▸ **Work instructions**:
Each line below must be set down exactly; omit any image you find.

▸ **Source material**:
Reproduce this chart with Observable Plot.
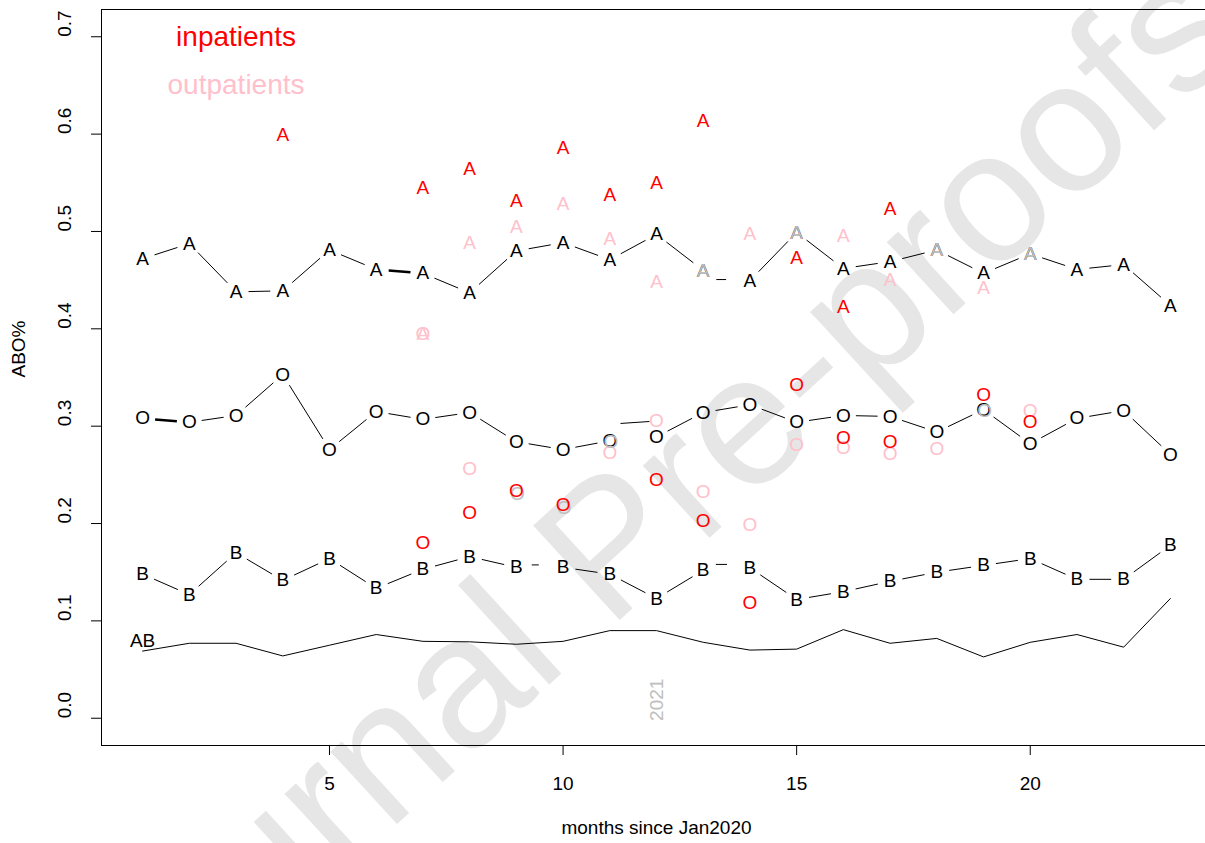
<!DOCTYPE html>
<html><head><meta charset="utf-8">
<script src="https://cdn.jsdelivr.net/npm/d3@7"></script>
<script src="https://cdn.jsdelivr.net/npm/@observablehq/plot@0.6"></script>
<style>body{margin:0;background:#fff} svg{display:block}</style>
</head><body><div id="chart"></div>
<script>
// ---- data ----
const months = d3.range(1, 24);
const allA = [0.472,0.4875,0.438,0.439,0.481,0.461,0.457,0.437,0.480,0.4885,0.471,0.497,0.460,0.4495,0.499,0.462,0.469,0.481,0.457,0.477,0.461,0.466,0.424];
const allO = [0.308,0.304,0.311,0.353,0.276,0.315,0.307,0.314,0.284,0.276,0.285,0.289,0.314,0.322,0.304,0.311,0.310,0.294,0.317,0.282,0.308,0.316,0.271];
const allB = [0.148,0.127,0.170,0.1416,0.164,0.1334,0.153,0.166,0.155,0.155,0.148,0.123,0.152,0.1545,0.122,0.130,0.1406,0.150,0.157,0.164,0.1427,0.1427,0.1776];
const allAB = [0.069,0.077,0.077,0.064,0.075,0.086,0.079,0.0785,0.076,0.079,0.090,0.090,0.078,0.070,0.071,0.091,0.077,0.082,0.063,0.078,0.086,0.073,0.123];
const inA  = [null,null,null,0.599,null,null,0.545,0.5645,0.531,0.586,0.538,0.550,0.614,null,0.473,0.422,0.5235,null,null,null,null,null,null];
const outA = [null,null,null,null,null,null,0.395,0.4885,0.505,0.5285,0.4925,0.4485,null,0.497,null,0.495,0.4505,null,0.442,null,null,null,null];
const inO  = [null,null,null,null,null,null,0.1796,0.211,0.233,0.219,null,0.245,0.203,0.118,0.342,0.288,0.284,null,0.3325,0.304,null,null,null];
const outO = [null,null,null,null,null,null,0.395,0.2566,null,null,0.273,0.305,0.232,0.199,0.281,0.278,0.272,0.277,null,0.316,null,null,null];
const greyA = [null,null,null,null,null,null,null,null,null,null,null,null,0.460,null,0.499,null,null,0.481,null,0.477,null,null,null];
const greyO = [null,null,null,null,null,null,null,null,0.2315,0.2175,0.285,null,null,null,null,null,null,null,0.317,null,null,null,null];
// segment widths between consecutive months (0 = no segment)
const segA = [1,1,1,1,1,2.6,1,1,1,1,1,1,0,1,1,1,1,1,1,1,1,1];
const segO = [2.6,1,1,1,1,1,1,1,1,1,0,1,1,1,1,1,1,1,1,1,1,1];
const segB = [1,1,1,1,1,1,1,1,0,1,1,1,0,1,1,1,1,1,1,1,1,1];
// short stray segments: [month1, value1, month2, value2]
const stubs = [[13.28,0.4506,13.49,0.4506],[11.23,0.3028,11.85,0.3048],[9.33,0.1575,9.48,0.1575],[13.27,0.158,13.51,0.158]];
const xTicks = [5, 10, 15, 20];
const yTicks = [0, 0.1, 0.2, 0.3, 0.4, 0.5, 0.6, 0.7];
const legend = [{m: 3, v: 0.70, t: "inpatients", c: "red"}, {m: 3, v: 0.65, t: "outpatients", c: "pink"}];

// ---- layout ----
const W = 1205, H = 843, ml = 101, mt = 9, mr = -6, mb = 98;
const xDomain = [0.12, 23.88], yDomain = [-0.028, 0.728];
const FONT = "Liberation Sans, Arial, Helvetica, sans-serif";
const FS = 19, GAP = 12.5;
const xs = Plot.scale({x: {domain: xDomain, range: [ml, W - mr]}});
const ys = Plot.scale({y: {domain: yDomain, range: [H - mb, mt]}});

function pts(vals, t) {
  return months.map((m, i) => ({m, v: vals[i], t})).filter(d => d.v != null);
}
function trimmed(vals, widths) {
  const out = [];
  for (let i = 0; i < vals.length - 1; i++) {
    if (!widths[i]) continue;
    const px1 = xs.apply(months[i]), py1 = ys.apply(vals[i]);
    const px2 = xs.apply(months[i + 1]), py2 = ys.apply(vals[i + 1]);
    const dx = px2 - px1, dy = py2 - py1, d = Math.hypot(dx, dy);
    if (d <= 2 * GAP) continue;
    const ux = dx / d, uy = dy / d;
    out.push({x1: xs.invert(px1 + ux * GAP), y1: ys.invert(py1 + uy * GAP),
              x2: xs.invert(px2 - ux * GAP), y2: ys.invert(py2 - uy * GAP), w: widths[i]});
  }
  return out;
}
const segs = [...trimmed(allA, segA), ...trimmed(allO, segO), ...trimmed(allB, segB)];
const stubRows = stubs.map(s => ({x1: s[0], y1: s[1], x2: s[2], y2: s[3]}));
const letters = (data, fill, extra = {}) => Plot.text(data, {x: "m", y: "v", text: "t", fill, fontSize: FS, ...extra});

const chart = Plot.plot({
  width: W, height: H, marginLeft: ml, marginTop: mt, marginRight: mr, marginBottom: mb,
  x: {domain: xDomain}, y: {domain: yDomain},
  style: {fontFamily: FONT, background: "white", color: "black"},
  marks: [
    Plot.text(["Journal Pre-proofs"], {frameAnchor: "middle", dx: -12, dy: 139, rotate: -42.5, fontSize: 186, fill: "#e6e6e6", fontFamily: FONT}),
    Plot.frame({stroke: "black", strokeWidth: 1}),
    Plot.axisX({ticks: xTicks, tickSize: 10, tickPadding: 21, fontSize: FS, label: null, tickFormat: d => String(d)}),
    Plot.axisY({ticks: yTicks, tickSize: 10, tickFormat: () => "", label: null}),
    Plot.text(yTicks, {y: d => d, text: d => d.toFixed(1), frameAnchor: "left", dx: -37, rotate: -90, fontSize: FS}),
    Plot.text(["ABO%"], {frameAnchor: "left", dx: -83, rotate: -90, fontSize: FS}),
    Plot.text(["months since Jan2020"], {frameAnchor: "bottom", dy: 88, fontSize: FS}),
    Plot.line(months, {x: d => d, y: (d, i) => allAB[i], stroke: "black", strokeWidth: 1}),
    Plot.link(segs, {x1: "x1", y1: "y1", x2: "x2", y2: "y2", stroke: "black", strokeWidth: "w"}),
    Plot.link(stubRows, {x1: "x1", y1: "y1", x2: "x2", y2: "y2", stroke: "black", strokeWidth: 1}),
    letters(pts(allA, "A"), "black"),
    letters(pts(allO, "O"), "black"),
    letters(pts(allB, "B"), "black"),
    Plot.text([{m: 1, v: 0.079, t: "AB"}], {x: "m", y: "v", text: "t", fontSize: FS, fill: "black"}),
    letters(pts(outA, "A"), "pink"),
    letters(pts(outO, "O"), "pink"),
    letters(pts(greyA, "A"), "#bebebe"),
    letters(pts(greyO, "O"), "#bebebe", {dx: 1, dy: 1}),
    letters(pts(inA, "A"), "red"),
    letters(pts(inO, "O"), "red"),
    Plot.text([{m: 12, v: 0.019, t: "2021"}], {x: "m", y: "v", text: "t", rotate: -90, fontSize: FS, fill: "#bebebe"}),
    Plot.text(legend, {x: "m", y: "v", text: "t", fill: "c", fontSize: 28})
  ]
});
document.getElementById("chart").appendChild(chart);
</script>
</body></html>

▸ **Response**:
Reproduce this chart with Observable Plot.
<!DOCTYPE html>
<html><head><meta charset="utf-8">
<script src="https://cdn.jsdelivr.net/npm/d3@7"></script>
<script src="https://cdn.jsdelivr.net/npm/@observablehq/plot@0.6"></script>
<style>body{margin:0;background:#fff} svg{display:block}</style>
</head><body><div id="chart"></div>
<script>
// ---- data ----
const months = d3.range(1, 24);
const allA = [0.472,0.4875,0.438,0.439,0.481,0.461,0.457,0.437,0.480,0.4885,0.471,0.497,0.460,0.4495,0.499,0.462,0.469,0.481,0.457,0.477,0.461,0.466,0.424];
const allO = [0.308,0.304,0.311,0.353,0.276,0.315,0.307,0.314,0.284,0.276,0.285,0.289,0.314,0.322,0.304,0.311,0.310,0.294,0.317,0.282,0.308,0.316,0.271];
const allB = [0.148,0.127,0.170,0.1416,0.164,0.1334,0.153,0.166,0.155,0.155,0.148,0.123,0.152,0.1545,0.122,0.130,0.1406,0.150,0.157,0.164,0.1427,0.1427,0.1776];
const allAB = [0.069,0.077,0.077,0.064,0.075,0.086,0.079,0.0785,0.076,0.079,0.090,0.090,0.078,0.070,0.071,0.091,0.077,0.082,0.063,0.078,0.086,0.073,0.123];
const inA  = [null,null,null,0.599,null,null,0.545,0.5645,0.531,0.586,0.538,0.550,0.614,null,0.473,0.422,0.5235,null,null,null,null,null,null];
const outA = [null,null,null,null,null,null,0.395,0.4885,0.505,0.5285,0.4925,0.4485,null,0.497,null,0.495,0.4505,null,0.442,null,null,null,null];
const inO  = [null,null,null,null,null,null,0.1796,0.211,0.233,0.219,null,0.245,0.203,0.118,0.342,0.288,0.284,null,0.3325,0.304,null,null,null];
const outO = [null,null,null,null,null,null,0.395,0.2566,null,null,0.273,0.305,0.232,0.199,0.281,0.278,0.272,0.277,null,0.316,null,null,null];
const greyA = [null,null,null,null,null,null,null,null,null,null,null,null,0.460,null,0.499,null,null,0.481,null,0.477,null,null,null];
const greyO = [null,null,null,null,null,null,null,null,0.2315,0.2175,0.285,null,null,null,null,null,null,null,0.317,null,null,null,null];
// segment widths between consecutive months (0 = no segment)
const segA = [1,1,1,1,1,2.6,1,1,1,1,1,1,0,1,1,1,1,1,1,1,1,1];
const segO = [2.6,1,1,1,1,1,1,1,1,1,0,1,1,1,1,1,1,1,1,1,1,1];
const segB = [1,1,1,1,1,1,1,1,0,1,1,1,0,1,1,1,1,1,1,1,1,1];
// short stray segments: [month1, value1, month2, value2]
const stubs = [[13.28,0.4506,13.49,0.4506],[11.23,0.3028,11.85,0.3048],[9.33,0.1575,9.48,0.1575],[13.27,0.158,13.51,0.158]];
const xTicks = [5, 10, 15, 20];
const yTicks = [0, 0.1, 0.2, 0.3, 0.4, 0.5, 0.6, 0.7];
const legend = [{m: 3, v: 0.70, t: "inpatients", c: "red"}, {m: 3, v: 0.65, t: "outpatients", c: "pink"}];

// ---- layout ----
const W = 1205, H = 843, ml = 101, mt = 9, mr = -6, mb = 98;
const xDomain = [0.12, 23.88], yDomain = [-0.028, 0.728];
const FONT = "Liberation Sans, Arial, Helvetica, sans-serif";
const FS = 19, GAP = 12.5;
const xs = Plot.scale({x: {domain: xDomain, range: [ml, W - mr]}});
const ys = Plot.scale({y: {domain: yDomain, range: [H - mb, mt]}});

function pts(vals, t) {
  return months.map((m, i) => ({m, v: vals[i], t})).filter(d => d.v != null);
}
function trimmed(vals, widths) {
  const out = [];
  for (let i = 0; i < vals.length - 1; i++) {
    if (!widths[i]) continue;
    const px1 = xs.apply(months[i]), py1 = ys.apply(vals[i]);
    const px2 = xs.apply(months[i + 1]), py2 = ys.apply(vals[i + 1]);
    const dx = px2 - px1, dy = py2 - py1, d = Math.hypot(dx, dy);
    if (d <= 2 * GAP) continue;
    const ux = dx / d, uy = dy / d;
    out.push({x1: xs.invert(px1 + ux * GAP), y1: ys.invert(py1 + uy * GAP),
              x2: xs.invert(px2 - ux * GAP), y2: ys.invert(py2 - uy * GAP), w: widths[i]});
  }
  return out;
}
const segs = [...trimmed(allA, segA), ...trimmed(allO, segO), ...trimmed(allB, segB)];
const stubRows = stubs.map(s => ({x1: s[0], y1: s[1], x2: s[2], y2: s[3]}));
const letters = (data, fill, extra = {}) => Plot.text(data, {x: "m", y: "v", text: "t", fill, fontSize: FS, ...extra});

const chart = Plot.plot({
  width: W, height: H, marginLeft: ml, marginTop: mt, marginRight: mr, marginBottom: mb,
  x: {domain: xDomain}, y: {domain: yDomain},
  style: {fontFamily: FONT, background: "white", color: "black"},
  marks: [
    Plot.text(["Journal Pre-proofs"], {frameAnchor: "middle", dx: -12, dy: 139, rotate: -42.5, fontSize: 186, fill: "#e6e6e6", fontFamily: FONT}),
    Plot.frame({stroke: "black", strokeWidth: 1}),
    Plot.axisX({ticks: xTicks, tickSize: 10, tickPadding: 21, fontSize: FS, label: null, tickFormat: d => String(d)}),
    Plot.axisY({ticks: yTicks, tickSize: 10, tickFormat: () => "", label: null}),
    Plot.text(yTicks, {y: d => d, text: d => d.toFixed(1), frameAnchor: "left", dx: -37, rotate: -90, fontSize: FS}),
    Plot.text(["ABO%"], {frameAnchor: "left", dx: -83, rotate: -90, fontSize: FS}),
    Plot.text(["months since Jan2020"], {frameAnchor: "bottom", dy: 88, fontSize: FS}),
    Plot.line(months, {x: d => d, y: (d, i) => allAB[i], stroke: "black", strokeWidth: 1}),
    Plot.link(segs, {x1: "x1", y1: "y1", x2: "x2", y2: "y2", stroke: "black", strokeWidth: "w"}),
    Plot.link(stubRows, {x1: "x1", y1: "y1", x2: "x2", y2: "y2", stroke: "black", strokeWidth: 1}),
    letters(pts(allA, "A"), "black"),
    letters(pts(allO, "O"), "black"),
    letters(pts(allB, "B"), "black"),
    Plot.text([{m: 1, v: 0.079, t: "AB"}], {x: "m", y: "v", text: "t", fontSize: FS, fill: "black"}),
    letters(pts(outA, "A"), "pink"),
    letters(pts(outO, "O"), "pink"),
    letters(pts(greyA, "A"), "#bebebe"),
    letters(pts(greyO, "O"), "#bebebe", {dx: 1, dy: 1}),
    letters(pts(inA, "A"), "red"),
    letters(pts(inO, "O"), "red"),
    Plot.text([{m: 12, v: 0.019, t: "2021"}], {x: "m", y: "v", text: "t", rotate: -90, fontSize: FS, fill: "#bebebe"}),
    Plot.text(legend, {x: "m", y: "v", text: "t", fill: "c", fontSize: 28})
  ]
});
document.getElementById("chart").appendChild(chart);
</script>
</body></html>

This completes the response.